What is required: From the first line of the data down to and including the line with "const seriesColors = ['#f00000', '#000000', '#0000f0'];", copy everything exactly, leaving out pictures.

■ ■ ■

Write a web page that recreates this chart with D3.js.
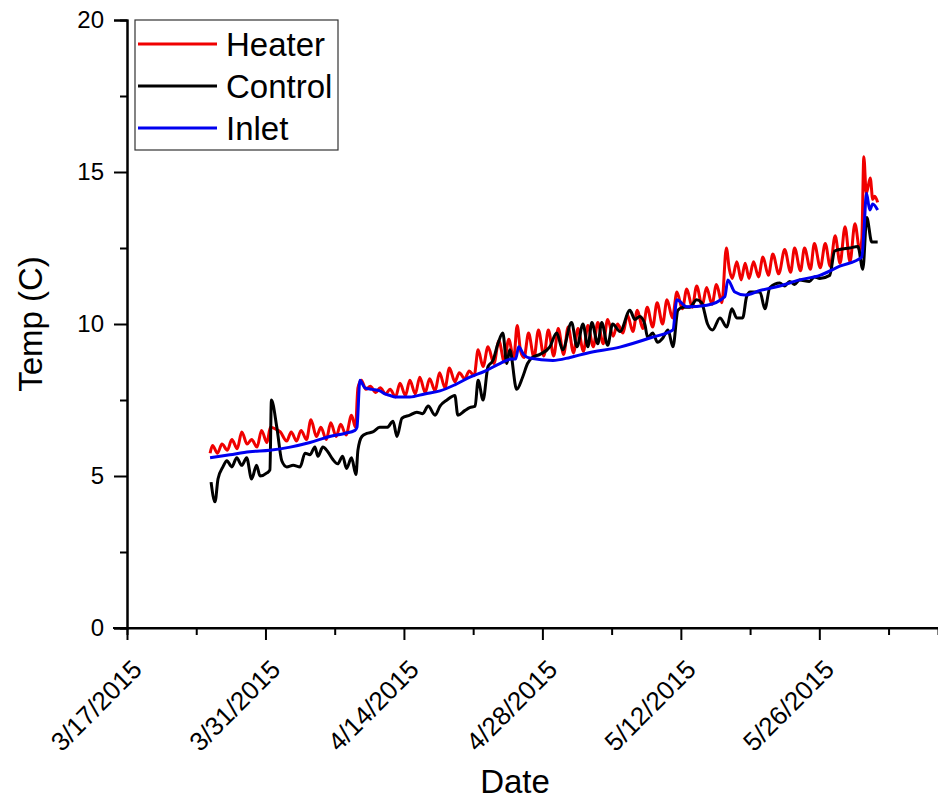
<!DOCTYPE html>
<html>
<head>
<meta charset="utf-8">
<script src="https://cdn.jsdelivr.net/npm/d3@7"></script>
<style>
  body { margin: 0; background: #fff; }
  svg { display: block; font-family: "Liberation Sans", Arial, sans-serif; }
</style>
</head>
<body>
<div id="chart"></div>
<script>
// axis extent and tick labels
const startDate = '3/17/2015';
const endDate = '6/7/2015';
const dateTicks = ['3/17/2015', '3/31/2015', '4/14/2015', '4/28/2015', '5/12/2015', '5/26/2015'];
const minorDateTicks = ['3/24/2015', '4/7/2015', '4/21/2015', '5/5/2015', '5/19/2015', '6/2/2015'];
const tempTicks = [0, 5, 10, 15, 20];
const minorTempTicks = [2.5, 7.5, 12.5, 17.5];

const seriesNames = ['Heater', 'Control', 'Inlet'];
const seriesColors = ['#f00000', '#000000', '#0000f0'];

// [days since 3/17/2015, temp C]
const heater = [
  [8.4,5.75],[8.65,6.0],[9.15,5.75],[9.6,6.05],[10.15,5.85],[10.6,6.2],[11.15,5.9],[11.6,6.45],[12.15,6.05],[12.6,6.2],
  [13.15,5.95],[13.6,6.5],[14.15,6.1],[14.5,6.6],[15.0,6.55],[15.5,6.45],[16.15,6.15],[16.6,6.45],[17.15,6.15],[17.6,6.5],
  [18.15,6.2],[18.6,6.85],[19.15,6.3],[19.6,6.6],[20.15,6.2],[20.6,6.75],[21.15,6.3],[21.6,6.7],[22.15,6.35],[22.7,7.0],
  [23.1,6.6],[23.35,7.9],[23.7,8.15],[24.15,7.85],[24.6,7.95],[25.15,7.75],[25.6,7.9],[26.15,7.7],[26.6,7.85],[27.15,7.6],
  [27.6,8.05],[28.15,7.65],[28.6,8.15],[29.15,7.7],[29.6,8.25],[30.15,7.75],[30.6,8.2],[31.15,7.8],[31.6,8.4],[32.15,7.9],
  [32.6,8.55],[33.15,8.1],[33.6,8.4],[34.15,8.2],[34.6,8.45],[35.1,8.3],[35.5,9.15],[36.0,8.6],[36.5,9.25],[37.1,8.7],
  [37.6,9.45],[38.15,8.75],[38.6,9.5],[39.1,8.85],[39.45,9.95],[39.8,9.1],[40.15,8.9],[40.6,9.7],[41.15,8.9],[41.6,9.8],
  [42.15,8.95],[42.6,9.8],[43.15,8.95],[43.6,9.85],[44.15,9.0],[44.6,9.9],[45.15,9.05],[45.6,9.85],[46.15,9.1],[46.6,9.95],
  [47.15,9.25],[47.6,10.05],[48.15,9.35],[48.6,10.15],[49.15,9.6],[49.6,10.0],[50.15,9.7],[50.6,10.3],[51.15,9.75],[51.6,10.45],
  [52.15,9.85],[52.6,10.55],[53.15,9.9],[53.6,10.7],[54.15,10.0],[54.6,10.8],[55.15,10.2],[55.6,11.05],[56.15,10.5],[56.6,11.15],
  [57.15,10.55],[57.6,11.25],[58.15,10.6],[58.6,11.2],[59.15,10.65],[59.6,11.3],[60.15,10.7],[60.6,12.5],[60.9,11.8],[61.2,11.5],
  [61.66,12.05],[62.1,11.45],[62.5,12.0],[62.9,11.5],[63.35,12.05],[63.85,11.55],[64.3,12.2],[64.85,11.6],[65.3,12.3],[65.9,11.65],
  [66.5,12.45],[67.1,11.7],[67.5,12.5],[68.1,11.75],[68.5,12.5],[69.1,11.8],[69.5,12.65],[70.1,11.85],[70.6,12.65],[71.1,11.9],
  [71.6,12.9],[72.1,12.0],[72.6,13.2],[73.1,12.05],[73.6,13.3],[74.1,12.4],[74.3,12.8],[74.5,15.5],[74.75,14.3],[75.15,14.8],
  [75.4,14.1],[75.6,14.2],[75.9,14.0]
];

const control = [
  [8.5,4.8],[8.9,4.15],[9.2,4.9],[9.7,5.3],[10.1,5.5],[10.6,5.3],[11.1,5.6],[11.6,5.35],[12.1,5.6],[12.6,4.9],
  [13.1,5.35],[13.45,5.0],[14.15,5.1],[14.45,5.2],[14.6,7.5],[15.15,6.6],[15.65,5.5],[16.15,5.3],[16.8,5.35],[17.5,5.3],
  [18.0,5.75],[18.5,5.7],[19.0,5.95],[19.3,5.65],[19.8,5.95],[20.3,5.8],[20.8,5.55],[21.3,5.4],[21.8,5.65],[22.2,5.25],
  [22.7,5.6],[23.15,5.05],[23.35,5.85],[23.75,6.3],[24.25,6.4],[24.85,6.45],[25.55,6.6],[26.3,6.6],[26.9,6.8],[27.3,6.3],
  [27.8,6.9],[28.6,7.0],[29.3,7.1],[29.9,7.05],[30.45,7.3],[31.15,7.0],[31.65,7.3],[32.35,7.5],[33.15,7.65],[33.45,7.0],
  [34.15,7.15],[34.65,7.25],[35.2,7.3],[35.5,8.15],[36.0,7.5],[36.5,8.6],[37.0,8.8],[37.5,9.35],[38.0,9.7],[38.4,8.7],
  [38.7,9.15],[39.4,7.85],[40.0,8.25],[40.5,8.7],[41.0,8.9],[41.75,9.0],[42.75,9.25],[43.45,9.7],[44.05,9.15],[44.95,10.05],
  [45.5,9.25],[46.1,10.0],[46.6,9.25],[47.0,10.05],[47.6,9.35],[48.0,10.05],[48.6,9.3],[49.1,10.0],[49.85,9.75],[50.85,10.45],
  [51.35,10.15],[51.85,10.25],[52.35,10.0],[52.65,9.55],[53.15,9.7],[53.65,9.4],[54.2,9.55],[54.7,9.8],[55.2,9.25],[55.7,10.45],
  [56.2,10.55],[56.9,10.55],[57.6,10.8],[58.1,10.7],[58.7,10.0],[59.2,9.8],[59.95,10.2],[60.65,9.9],[61.15,10.5],[61.65,10.2],
  [62.25,10.2],[62.65,10.9],[63.0,11.05],[64.0,11.05],[64.5,10.5],[65.0,11.2],[66.0,11.35],[66.5,11.25],[67.0,11.4],[67.5,11.3],
  [68.0,11.45],[69.0,11.4],[69.5,11.55],[70.05,11.5],[71.05,11.6],[71.55,12.4],[72.05,12.45],[73.05,12.5],[73.9,12.55],[74.4,11.8],
  [74.8,13.5],[75.3,12.7],[75.9,12.7]
];

const inlet = [
  [8.4,5.6],[10.4,5.7],[12.4,5.8],[14.45,5.85],[16.5,5.95],[18.5,6.1],[20.5,6.3],[22.0,6.4],[23.05,6.5],[23.25,6.6],
  [23.55,8.15],[24.06,7.9],[24.77,7.85],[25.57,7.8],[26.08,7.7],[26.6,7.65],[27.1,7.6],[28.6,7.6],[30.1,7.7],[31.64,7.8],
  [33.15,8.0],[34.67,8.25],[36.2,8.45],[37.7,8.7],[38.9,8.85],[39.3,8.85],[39.6,9.25],[40.1,9.0],[40.7,8.88],[43.06,8.8],
  [44.8,8.9],[46.5,9.04],[49.83,9.24],[53.17,9.57],[55.19,9.8],[55.6,10.8],[56.6,10.57],[58.63,10.62],[60.45,10.9],[60.75,11.45],
  [61.46,11.05],[62.47,10.95],[64.0,11.1],[66.0,11.25],[68.0,11.45],[70.05,11.6],[72.07,11.9],[74.3,12.2],[74.5,13.0],[74.77,14.3],
  [75.1,13.75],[75.4,13.95],[75.9,13.75]
];

const W = 938, H = 799;
const margin = { top: 20, right: 0, bottom: 171, left: 127 };
const parseDate = d3.utcParse('%m/%d/%Y');
const fmtDate = d3.utcFormat('%-m/%-d/%Y');
const t0 = parseDate(startDate);
const toDate = day => new Date(t0.getTime() + day * 864e5);

const svg = d3.select('#chart').append('svg').attr('width', W).attr('height', H);

const x = d3.scaleUtc().domain([t0, parseDate(endDate)]).range([margin.left, W - margin.right]);
const y = d3.scaleLinear().domain([0, 20]).range([H - margin.bottom, margin.top]);

const line = d3.line().curve(d3.curveMonotoneX).x(d => x(toDate(d[0]))).y(d => y(d[1]));
[heater, control, inlet].forEach((s, i) => {
    svg.append('path').datum(s)
        .attr('fill', 'none')
        .attr('stroke', seriesColors[i])
        .attr('stroke-width', 3)
        .attr('stroke-linejoin', 'round')
        .attr('d', line);
});

// axes
const yAx = svg.append('g').attr('transform', `translate(${margin.left},0)`)
    .call(d3.axisLeft(y).tickValues(tempTicks).tickSize(13).tickPadding(10));
svg.append('g').attr('transform', `translate(${margin.left},0)`)
    .call(d3.axisLeft(y).tickValues(minorTempTicks).tickSize(7).tickFormat(''));
const xAx = svg.append('g').attr('transform', `translate(0,${y(0)})`)
    .call(d3.axisBottom(x).tickValues(dateTicks.map(parseDate)).tickSize(12).tickFormat(fmtDate));
svg.append('g').attr('transform', `translate(0,${y(0)})`)
    .call(d3.axisBottom(x).tickValues(minorDateTicks.map(parseDate)).tickSize(7).tickFormat(''));

svg.selectAll('.domain').attr('stroke', '#000').attr('stroke-width', 2);
svg.selectAll('.tick line').attr('stroke', '#000').attr('stroke-width', 2);
yAx.selectAll('text').attr('font-size', 24).attr('fill', '#000').attr('font-family', null);
xAx.selectAll('text')
    .attr('font-size', 26).attr('fill', '#000').attr('font-family', null)
    .attr('x', 0).attr('y', 0).attr('dy', 0)
    .attr('text-anchor', 'end')
    .attr('transform', 'translate(16,43) rotate(-45)');
svg.selectAll('.domain').filter(function () { return this.parentNode === xAx.node(); })
    .attr('d', `M${margin.left - 14},0H${W}`);

// axis titles
svg.append('text')
    .attr('transform', `translate(42,${(margin.top + y(0)) / 2}) rotate(-90)`)
    .attr('text-anchor', 'middle').attr('font-size', 33).text('Temp (C)');
svg.append('text')
    .attr('x', 515).attr('y', 793)
    .attr('text-anchor', 'middle').attr('font-size', 33).text('Date');

// legend
const lg = svg.append('g').attr('transform', 'translate(135,20)');
lg.append('rect').attr('width', 203).attr('height', 130)
    .attr('fill', '#fff').attr('stroke', '#333').attr('stroke-width', 1.2);
seriesNames.forEach((name, i) => {
    const ly = 24 + i * 42;
    lg.append('line').attr('x1', 3).attr('x2', 82).attr('y1', ly).attr('y2', ly)
        .attr('stroke', seriesColors[i]).attr('stroke-width', 3);
    lg.append('text').attr('x', 91).attr('y', ly).attr('dy', '0.35em')
        .attr('font-size', 33).text(name);
});
</script>
</body>
</html>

■ ■ ■

Exercise answer:
Write a web page that recreates this chart with D3.js.
<!DOCTYPE html>
<html>
<head>
<meta charset="utf-8">
<script src="https://cdn.jsdelivr.net/npm/d3@7"></script>
<style>
  body { margin: 0; background: #fff; }
  svg { display: block; font-family: "Liberation Sans", Arial, sans-serif; }
</style>
</head>
<body>
<div id="chart"></div>
<script>
// axis extent and tick labels
const startDate = '3/17/2015';
const endDate = '6/7/2015';
const dateTicks = ['3/17/2015', '3/31/2015', '4/14/2015', '4/28/2015', '5/12/2015', '5/26/2015'];
const minorDateTicks = ['3/24/2015', '4/7/2015', '4/21/2015', '5/5/2015', '5/19/2015', '6/2/2015'];
const tempTicks = [0, 5, 10, 15, 20];
const minorTempTicks = [2.5, 7.5, 12.5, 17.5];

const seriesNames = ['Heater', 'Control', 'Inlet'];
const seriesColors = ['#f00000', '#000000', '#0000f0'];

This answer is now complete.